Pregnancy Support

Mookai Rosie Bi-Bayan has three generations of experience caring for pregnant women and their children, throughout the Far North Queensland region, with particular emphasis on their accommodation and care while attending Cairns for ante-natal care and medical treatments.

Our doctor, nurses, Health Workers and Aboriginal and Torres Strait Islander Health Practitioners mean Mookai Rosie provides not just a friendly, comfortable place to stay but also provide medical staff who can provide top quality health care and advice on how to keep you and your bub healthy.

Planning Your Pregnancy

Looking after yourself is the best way to make sure you have a healthy bub; eating healthy, keeping up your fitness, taking folate, quitting smoking and alcohol are all good for you and your baby. It is also very important that your vaccinations are up to date as there are some that can’t be given once you have fallen pregnant.

Watching what you eat

If you are planning to have a baby or are pregnant, you should look at your diet and try to make healthier food choices. Eating healthier foods will help with your chances of getting pregnant and having a healthy pregnancy. Fresh green vegetables, beans and eggs are all good sources of a thing called folate, a vitamin B that is essential to the healthy brain development of your baby.

Alcohol

There is no safe amount of alcohol to drink during pregnancy; therefore, for women who are pregnant or planning a pregnancy, not drinking is the safest option. Alcohol can affect the health and development of an unborn baby for life.

Smoking

Quitting smoking before pregnancy is the best way to protect your baby and yourself from any bad things happening during pregnancy. By quitting smoking you are more likely to conceive naturally and without delay, less likely to suffer a miscarriage or other serious problems and less likely to have a premature birth.

Diabetes

If you have diabetes during pregnancy, there is an increased risk of health problems in the developing baby and the chances of an early miscarriage. The risk is higher when sugar levels before and during early pregnancy have not been within the safe range.
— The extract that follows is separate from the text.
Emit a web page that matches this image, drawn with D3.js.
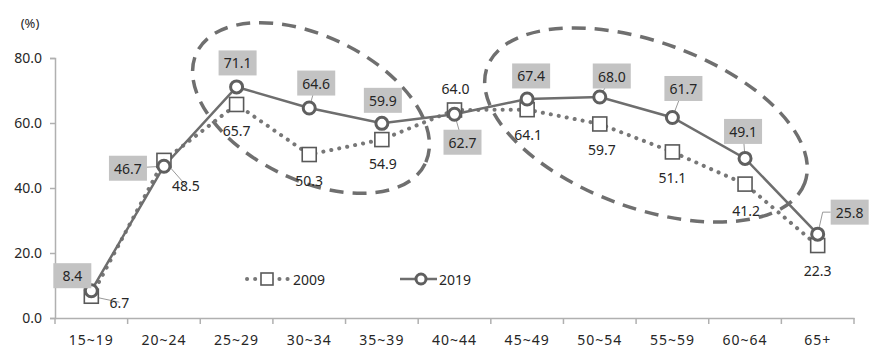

Diabetes also increases risk of other problems during pregnancy, such as high blood pressure, as well as having a large baby. Planning and preparing for pregnancy, and well managed diabetes during pregnancy, has been shown to reduce the risk of health problems and improve pregnancy outcomes for women with diabetes.

Gestational Diabetes

If you develop diabetes during pregnancy, it is called gestational diabetes. It is diagnosed when higher than normal blood glucose levels first appear during pregnancy.
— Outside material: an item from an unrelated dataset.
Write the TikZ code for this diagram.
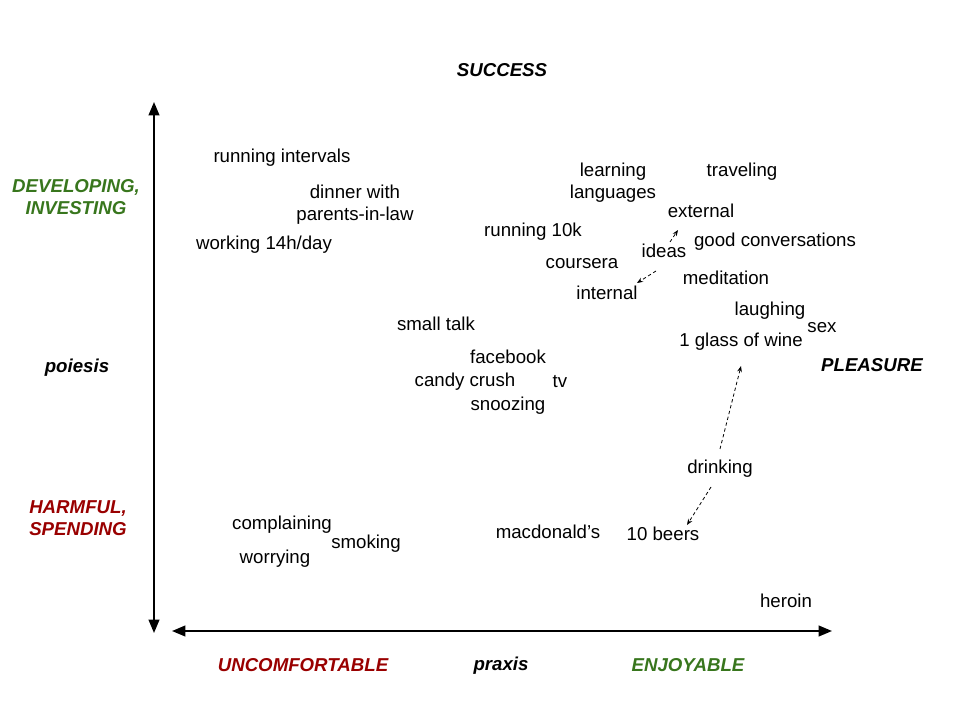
\documentclass[tikz,border=0pt]{standalone}
\usepackage{fontspec}
\setmainfont{Liberation Sans}
\usetikzlibrary{arrows.meta,calc}
\definecolor{devgreen}{HTML}{38761D}
\definecolor{harmred}{HTML}{990000}
\begin{document}
\begin{tikzpicture}[x=0.75pt,y=-0.75pt,
  lbl/.style={inner sep=0pt,font=\fontsize{14pt}{16.5pt}\selectfont,text height=1.5ex,text depth=.25ex,align=center,yshift=-1.5pt},
  head/.style={lbl,font=\fontsize{14pt}{16.5pt}\selectfont\bfseries\itshape},
  axis/.style={line width=1.5pt,{Triangle[length=10pt,width=8pt]}-{Triangle[length=10pt,width=8pt]}},
  dasharrow/.style={dashed,dash pattern=on 2.5pt off 2pt,line width=0.6pt,-{Stealth[length=4.5pt,width=3.5pt]}}]
\useasboundingbox (0,0) rectangle (960,720);
% axes
\coordinate (vt) at (154,102);
\coordinate (vb) at (154,633);
\coordinate (hl) at (172,631);
\coordinate (hr) at (832,631);
\draw[axis] (vb) -- (vt);
\draw[axis] (hl) -- (hr);
% headings
\node[head] (success) at (502,70) {SUCCESS};
\node[head,text=devgreen] (dev) at (76,208) {DEVELOPING,\\INVESTING};
\node[head] (poiesis) at (77,366) {poiesis};
\node[head] (pleasure) at (872,365) {PLEASURE};
\node[head,text=harmred] (harm) at (78,529) {HARMFUL,\\SPENDING};
\node[head,text=harmred] (uncomf) at (303,665) {UNCOMFORTABLE};
\node[head] (praxis) at (501,664) {praxis};
\node[head,text=devgreen] (enjoy) at (688,665) {ENJOYABLE};
% items
\node[lbl] (runint) at (282,156) {running intervals};
\node[lbl] (dinner) at (355,214) {dinner with\\parents-in-law};
\node[lbl] (work) at (264,243) {working 14h/day};
\node[lbl] (lang) at (613,192) {learning\\languages};
\node[lbl] (travel) at (742,170) {traveling};
\node[lbl] (external) at (701,211) {external};
\node[lbl] (run10) at (533,230) {running 10k};
\node[lbl] (ideas) at (664,251) {ideas};
\node[lbl] (goodconv) at (775,240) {good conversations};
\node[lbl] (coursera) at (582,262) {coursera};
\node[lbl] (medit) at (726,278) {meditation};
\node[lbl] (internal) at (607,293) {internal};
\node[lbl] (laugh) at (770,309) {laughing};
\node[lbl] (sex) at (822,326) {sex};
\node[lbl] (wine) at (741,340) {1 glass of wine};
\node[lbl] (smalltalk) at (436,324) {small talk};
\node[lbl] (fb) at (508,357) {facebook};
\node[lbl] (candy) at (465,380) {candy crush};
\node[lbl] (tv) at (560,381) {tv};
\node[lbl] (snooze) at (508,404) {snoozing};
\node[lbl] (drink) at (720,467) {drinking};
\node[lbl] (beers) at (663,534) {10 beers};
\node[lbl] (macd) at (548,532) {macdonald’s};
\node[lbl] (complain) at (282,523) {complaining};
\node[lbl] (smoke) at (366,542) {smoking};
\node[lbl] (worry) at (275,557) {worrying};
\node[lbl] (heroin) at (786,601) {heroin};
% dashed arrows
\draw[dasharrow] ($(ideas)+(6,-11)$) -- ($(external)+(-23,17)$);
\draw[dasharrow] ($(ideas)+(-8,18)$) -- ($(internal)+(30,-12)$);
\draw[dasharrow] ($(drink)+(0,-20)$) -- ($(wine)+(0,24)$);
\draw[dasharrow] ($(drink)+(-9,18)$) -- ($(beers)+(24,-11)$);
\end{tikzpicture}
\end{document}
Most women will no longer have diabetes after the baby is born. However, some women will continue to have high blood sugar levels after bub arrives.

Gestational diabetes is the fastest growing type of diabetes in Australia, affecting thousands of pregnant women. Between 12% and 14% of pregnant women will develop gestational diabetes and this usually occurs around the 24th to 28th week of pregnancy.

Women who have risk factors for gestational diabetes should be tested early in their pregnancy.